• Given request
Return all lines that include the string "with".

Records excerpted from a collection
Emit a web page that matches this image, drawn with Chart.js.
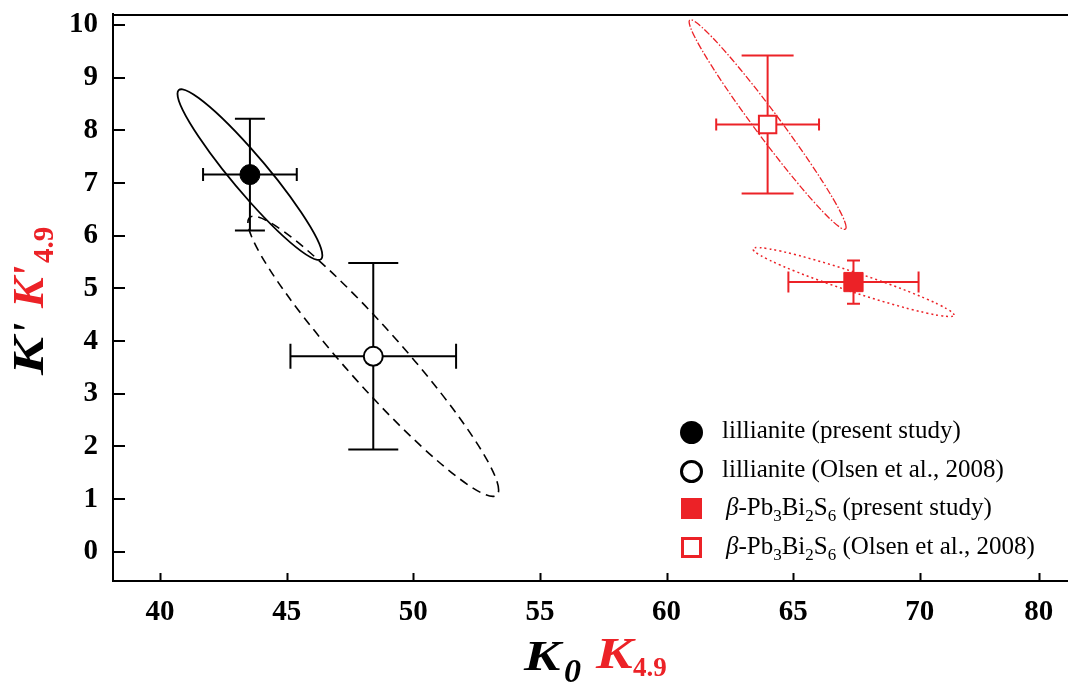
<!DOCTYPE html>
<html><head><meta charset="utf-8">
<script src="https://cdn.jsdelivr.net/npm/chart.js@4.4.0/dist/chart.umd.min.js"></script>
<style>
html,body{margin:0;padding:0;background:#fff;}
#wrap{position:relative;width:1068px;height:683px;overflow:hidden;font-family:"Liberation Serif","Times New Roman",serif;color:#000;}
canvas{position:absolute;left:0;top:0;}
.t{position:absolute;white-space:nowrap;line-height:1;transform-origin:0 0;}
.bi{font-weight:bold;font-style:italic;}
.red{color:#ec2227;}
.leg{position:absolute;white-space:nowrap;font-size:25px;line-height:25px;}
.leg sub{font-size:17px;vertical-align:baseline;position:relative;top:6px;line-height:0;}
.mk{position:absolute;box-sizing:border-box;}
#ytitle{position:absolute;left:7px;top:375px;width:160px;height:50px;transform:rotate(-90deg);transform-origin:0 0;}
</style></head><body>
<div id="wrap">
<canvas id="c" width="1068" height="683"></canvas>
<div id="ytitle">
  <div class="t bi" style="left:0px;top:0px;font-size:44px;transform:scaleX(1.3)">K</div>
  <div class="t bi" style="left:40px;top:0px;font-size:44px">'</div>
  <div class="t bi red" style="left:67px;top:0px;font-size:44px;transform:scaleX(1.05)">K</div>
  <div class="t bi red" style="left:97px;top:0px;font-size:44px">'</div>
  <div class="t red" style="left:112px;top:22px;font-size:29px;font-weight:bold">4.9</div>
</div>
<div class="t bi" style="left:524px;top:635px;font-size:42px;transform:scaleX(1.3)">K</div>
<div class="t bi" style="left:564px;top:654px;font-size:34px">0</div>
<div class="t bi red" style="left:596px;top:632px;font-size:44px;transform:scaleX(1.25)">K</div>
<div class="t red" style="left:633px;top:654px;font-size:27px;font-weight:bold">4.9</div>
<div id="legend"></div>
</div>
<script>
// ---- data ----
const seriesNames = ['lillianite (present study)', 'lillianite (Olsen et al., 2008)', 'β-Pb3Bi2S6 (present study)', 'β-Pb3Bi2S6 (Olsen et al., 2008)'];
const k0 = [43.55, 48.42, 67.38, 63.99];      // K0 / K4.9 (GPa)
const kp = [7.16, 3.71, 5.12, 8.11];          // K' / K'4.9
const k0Err = [1.85, 3.27, 2.57, 2.03];
const kpErr = [1.06, 1.77, 0.41, 1.31];
// confidence ellipses: half-extent in K0, half-extent in K', correlation
const ellK0 = [2.86, 4.95, 3.97, 3.10];
const ellKp = [1.62, 2.66, 0.655, 1.99];
const ellRho = [-0.947, -0.954, -0.955, -0.980];
const xTickValues = [40, 45, 50, 55, 60, 65, 70, 74.7];
const xTickLabels = ['40', '45', '50', '55', '60', '65', '70', '80'];
const yTickValues = [0, 1, 2, 3, 4, 5, 6, 7, 8, 9, 10];
const yTickLabels = ['0', '1', '2', '3', '4', '5', '6', '7', '8', '9', '10'];

// ---- styles ----
const RED = '#ec2227';
const colors = ['#000', '#000', RED, RED];
const ellDash = [[], [9, 6], [2, 3], [7, 2, 1.5, 2]];
const ellWidth = [1.8, 1.6, 1.5, 1.3];
const capX = [6.5, 12.5, 10.5, 6];   // half height of caps on K0 bars
const capY = [15, 25, 6.5, 26];      // half width of caps on K' bars

const overlay = {
  id: 'overlay',
  beforeDatasetsDraw(chart) {
    const {ctx, scales: {x, y}} = chart;
    for (let i = 0; i < k0.length; i++) {
      const cx = x.getPixelForValue(k0[i]), cy = y.getPixelForValue(kp[i]);
      const kx = x.getPixelForValue(k0[i] + ellK0[i]) - cx;
      const ky = y.getPixelForValue(kp[i] + ellKp[i]) - cy;
      const r = ellRho[i], q = Math.sqrt(1 - r * r);
      ctx.save();
      ctx.beginPath();
      ctx.save();
      ctx.transform(kx, ky * r, 0, ky * q, cx, cy);
      ctx.arc(0, 0, 1, 0, Math.PI * 2);
      ctx.restore();
      ctx.lineWidth = ellWidth[i];
      ctx.setLineDash(ellDash[i]);
      ctx.strokeStyle = colors[i];
      ctx.stroke();
      ctx.restore();
    }
    for (let i = 0; i < k0.length; i++) {
      const cx = x.getPixelForValue(k0[i]), cy = y.getPixelForValue(kp[i]);
      const x1 = x.getPixelForValue(k0[i] - k0Err[i]), x2 = x.getPixelForValue(k0[i] + k0Err[i]);
      const y1 = y.getPixelForValue(kp[i] - kpErr[i]), y2 = y.getPixelForValue(kp[i] + kpErr[i]);
      ctx.save();
      ctx.strokeStyle = colors[i];
      ctx.lineWidth = 2;
      ctx.beginPath();
      ctx.moveTo(x1, cy); ctx.lineTo(x2, cy);
      ctx.moveTo(x1, cy - capX[i]); ctx.lineTo(x1, cy + capX[i]);
      ctx.moveTo(x2, cy - capX[i]); ctx.lineTo(x2, cy + capX[i]);
      ctx.moveTo(cx, y1); ctx.lineTo(cx, y2);
      ctx.moveTo(cx - capY[i], y1); ctx.lineTo(cx + capY[i], y1);
      ctx.moveTo(cx - capY[i], y2); ctx.lineTo(cx + capY[i], y2);
      ctx.stroke();
      ctx.restore();
    }
  },
  afterDraw(chart) {
    const {ctx, chartArea: a, scales: {x, y}} = chart;
    ctx.save();
    ctx.strokeStyle = '#000';
    ctx.lineWidth = 2;
    ctx.beginPath();
    ctx.moveTo(a.left, a.top + 1); ctx.lineTo(a.right, a.top + 1);
    xTickValues.forEach(v => { const px = Math.round(x.getPixelForValue(v)) + 0.5; ctx.moveTo(px, a.bottom); ctx.lineTo(px, a.bottom - 8); });
    yTickValues.forEach(v => { const py = Math.round(y.getPixelForValue(v)); ctx.moveTo(a.left, py); ctx.lineTo(a.left + 12, py); });
    ctx.stroke();
    ctx.restore();
  }
};

const tickFont = {family: '"Liberation Serif", "Times New Roman", serif', size: 29, weight: 'bold', lineHeight: 0.9};
const datasets = [
  {label: seriesNames[0], data: [{x: k0[0], y: kp[0]}], pointStyle: 'circle', pointRadius: 10, backgroundColor: '#000', borderColor: '#000', borderWidth: 1},
  {label: seriesNames[1], data: [{x: k0[1], y: kp[1]}], pointStyle: 'circle', pointRadius: 9.5, backgroundColor: '#fff', borderColor: '#000', borderWidth: 2},
  {label: seriesNames[2], data: [{x: k0[2], y: kp[2]}], pointStyle: 'rect', pointRadius: 13.6, backgroundColor: RED, borderColor: RED, borderWidth: 1},
  {label: seriesNames[3], data: [{x: k0[3], y: kp[3]}], pointStyle: 'rect', pointRadius: 12.3, backgroundColor: '#fff', borderColor: RED, borderWidth: 2}
];

new Chart(document.getElementById('c'), {
  type: 'scatter',
  data: {datasets},
  options: {
    responsive: false, animation: false, devicePixelRatio: 1,
    layout: {autoPadding: false, padding: {top: 14, left: 0, right: 0, bottom: 0}},
    plugins: {legend: {display: false}, tooltip: {enabled: false}},
    scales: {
      x: {
        type: 'linear', min: 38.144, max: 75.85,
        afterBuildTicks: s => { s.ticks = xTickValues.map(v => ({value: v})); },
        afterFit: s => { s.height = 102; s.paddingLeft = 0; s.paddingRight = 0; },
        ticks: {callback: (v, i) => xTickLabels[i], font: tickFont, color: '#000', padding: 0, maxRotation: 0, autoSkip: false},
        grid: {display: true, drawOnChartArea: false, drawTicks: true, tickLength: 18, color: 'rgba(0,0,0,0)'},
        border: {display: true, color: '#000', width: 2}
      },
      y: {
        type: 'linear', min: -0.556, max: 10.209,
        afterBuildTicks: s => { s.ticks = yTickValues.map(v => ({value: v})); },
        afterFit: s => { s.width = 113; s.paddingTop = 0; s.paddingBottom = 0; },
        ticks: {callback: (v, i) => yTickLabels[i], font: tickFont, color: '#000', padding: 0, autoSkip: false},
        grid: {display: true, drawOnChartArea: false, drawTicks: true, tickLength: 15, color: 'rgba(0,0,0,0)'},
        border: {display: true, color: '#000', width: 2}
      }
    }
  },
  plugins: [overlay]
});

// ---- legend (HTML text) ----
const legMarkerY = [432, 471, 508, 547];
const legBaseline = [438, 476.5, 515, 553.5];
const legMarkers = [
  'width:23px;height:23px;border-radius:50%;background:#000;',
  'width:23px;height:23px;border-radius:50%;background:#fff;border:3.5px solid #000;',
  'width:21px;height:21px;background:' + RED + ';',
  'width:21px;height:21px;background:#fff;border:3.5px solid ' + RED + ';'
];
const legTextX = [722, 722, 726, 726];
function toHtml(s) {
  return s.replace(/β/g, '<i>β</i>').replace(/([A-Za-z])(\d)(?=[A-Z ])/g, '$1<sub>$2</sub>');
}
const legEl = document.getElementById('legend');
seriesNames.forEach((name, i) => {
  const m = document.createElement('div');
  m.className = 'mk';
  const sz = i < 2 ? 23 : 21;
  m.style.cssText = legMarkers[i] + 'left:' + (691 - sz / 2) + 'px;top:' + (legMarkerY[i] - sz / 2) + 'px;';
  legEl.appendChild(m);
  const t = document.createElement('div');
  t.className = 'leg';
  t.style.left = legTextX[i] + 'px';
  t.style.top = (legBaseline[i] - 20.9) + 'px';
  t.innerHTML = toHtml(name);
  legEl.appendChild(t);
});
</script>
</body></html>
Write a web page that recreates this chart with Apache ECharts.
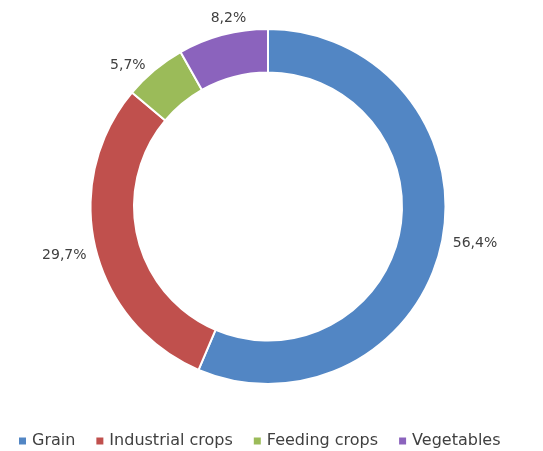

• Answer to the problem
Emit a web page that matches this image, drawn with Chart.js.
Write a web page that recreates this chart with Apache ECharts.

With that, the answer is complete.